Crypto-Judaic Studies
El Paso and Ruidoso: Centers of Learning for Anousim
January 1, 2007
written by Leonard Martinez, 2007
As I was called to an aliyah at El Paso's B'nai Zion synagogue, Rabbi Stephen Leon stepped back from the bimah. His place was taken by a New Mexican grandmother, Lupe Ramos. She proceeded to chant the parashah with skill and confidence. Lupe Ramos is one of a group in America's Southwest known as Anousim, Hebrew for “the forced ones.” She is a descendant of Spanish and Portuguese Jews forcibly converted to Catholicism during the Spanish Inquisition in the 15th and 16th centuries. After more than five centuries, she and others like her have returned to Judaism.

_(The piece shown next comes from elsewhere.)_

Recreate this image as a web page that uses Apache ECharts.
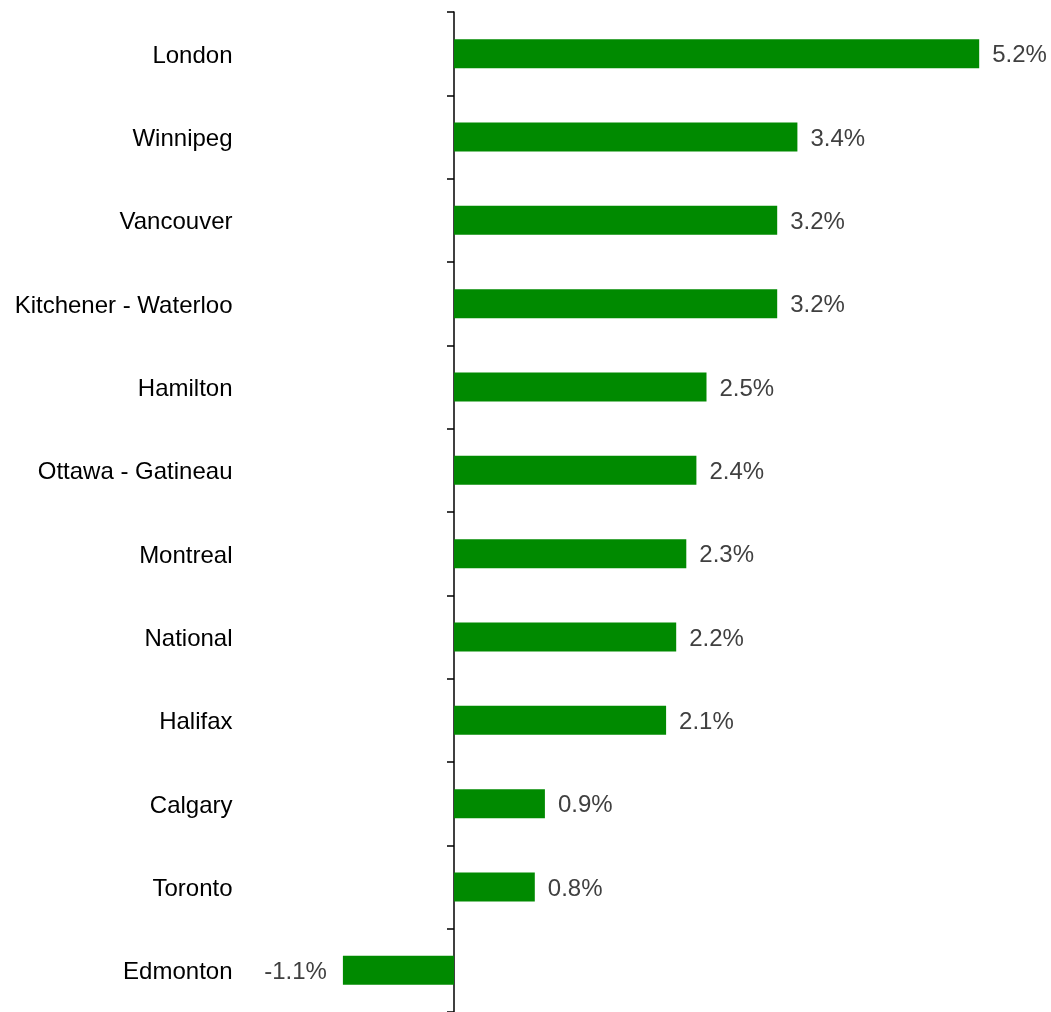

In the 17th century, Anousim or Crypto-Jews hoped to secretly practice their religion away from Spain and Portugal. They sailed to Mexico as colonizers, eventually settling in the remote mountains of New Mexico, far from the grasp of Spanish authorities and the Inquisition. It was a practice followed in Spanish and Portuguese colonies world-wide, wherever Crypto-Jews sought to escape the prying eyes of Church and Crown. Over the centuries, knowledge of their heritage faded. But a few still clung to some forms of Judaism through symbols and rites, vaguely conscious they were Jews. In the last two decades, however, many Anousim have stepped forward, publicly acknowledging their roots but not necessarily converting. They sift through centuries of family histories, curious about Judaism and their relationship to the Jews around them.